Earlier in the day, council group chief finance officer Peter Gudsell said increasing debt is a short-term answer that could make the remainder of the year or next year harder and was not a prudent approach.
Gudsell said debt “reduces headroom to deal with future shocks”.
He called it “not a credible or prudent approach to financial management” and said it would only defer decisions on how to close the budget gap.
In an unusual move, Brown gauged the mood of the room before lunch by giving each councillor five minutes to say what kind of budget they would like, adjourning the meeting for an “open workshop” for councillors to speak freely without jeopardising their speaking rights during the formal business of the budget meeting.
Both sides of the airport debate gave impassioned speeches, with Mike Lee calling the sale the biggest asset sale in Auckland’s history and Maurice Williamson saying even the good times are bad for holding the shares.
Williamson said more costs are coming down the pipeline for the council, warning that he had been told the final cost of the City Rail Link will be $7.5b instead of $5.5b.
“We do not need to own an asset that is not washing your face,” Williamson said.
Councillor Kerrin Leoni said the airport shares should only be sold as a last resort, and she would be happy to consider a small increase in council debt.
Several councillors said a lot of the issues - the sale of the shares, spending cuts, revenue and debt - would be better dealt with in the 10-year budget, which comes next year.
Deputy Mayor Desley Simpson said Aucklanders deserve a budget that doesn’t hurt too much, and that’s for both residential and business ratepayers.

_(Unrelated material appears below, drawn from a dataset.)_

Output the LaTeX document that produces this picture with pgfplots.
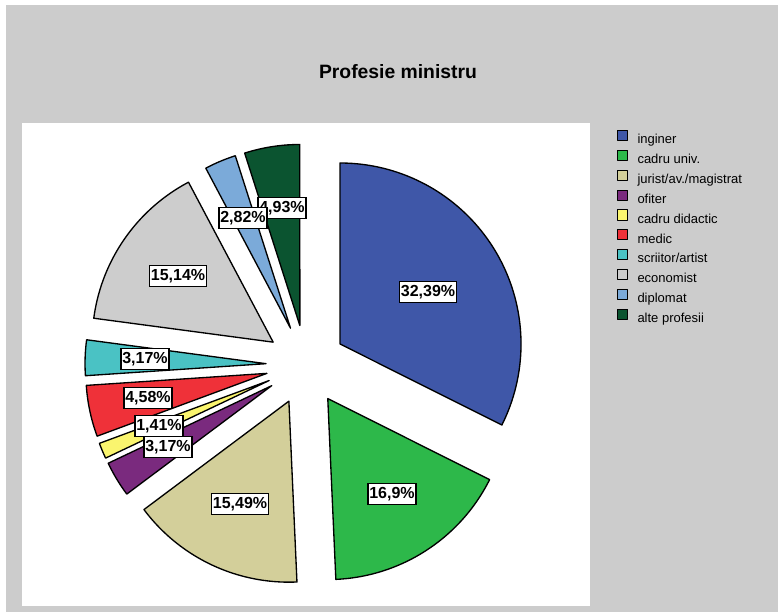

She said inflation and Reserve Bank rate rises had heaped extra costs on the council.
While the council had expected these as potential costs, devastating weather in summer had made the situation much more difficult, she said.
Simpson said councillors should be careful in raising rates too much because of the cost-of-living expenses people are facing for things like transport and food costs and paying mortgages.
Councillor Richard Hills said he didn’t like any of the budget levers - spending cuts, raising debt, higher rates or selling the airport shares.
“The focus for me was reducing the level of those cuts to our community, reducing the staff cuts, reducing what I feel is mean cuts to what is going on in the city, the environment ... I could keep going on,” he said.
The North Shore councillor said public feedback on the budget was the biggest on record, with more than 70 per cent of people saying they weren’t happy with the scale of the cuts.
Last month, Brown reduced suggested deep cuts to arts and social services, including the Citizens Advice Bureau, following public feedback.
In a late twist just hours before yesterday’s meeting, Albany councillor Wayne Walker declared he is the beneficiary of a $3m shareholding in Auckland Airport held in the estate of his late father.
Walker and two other councillors with family links to airport shares, Julie Fairey and Chris Darby, were cleared by council staff and the Office of the Auditor-General to vote on the share issue.
Brown closed the meeting by saying it “is a very hard budget and I want to ensure that we take our time to work through the process properly”.
“I have always said it may take a couple of days of constructive debate. There is no issue with that, we are simply adjourning to another day,” he said.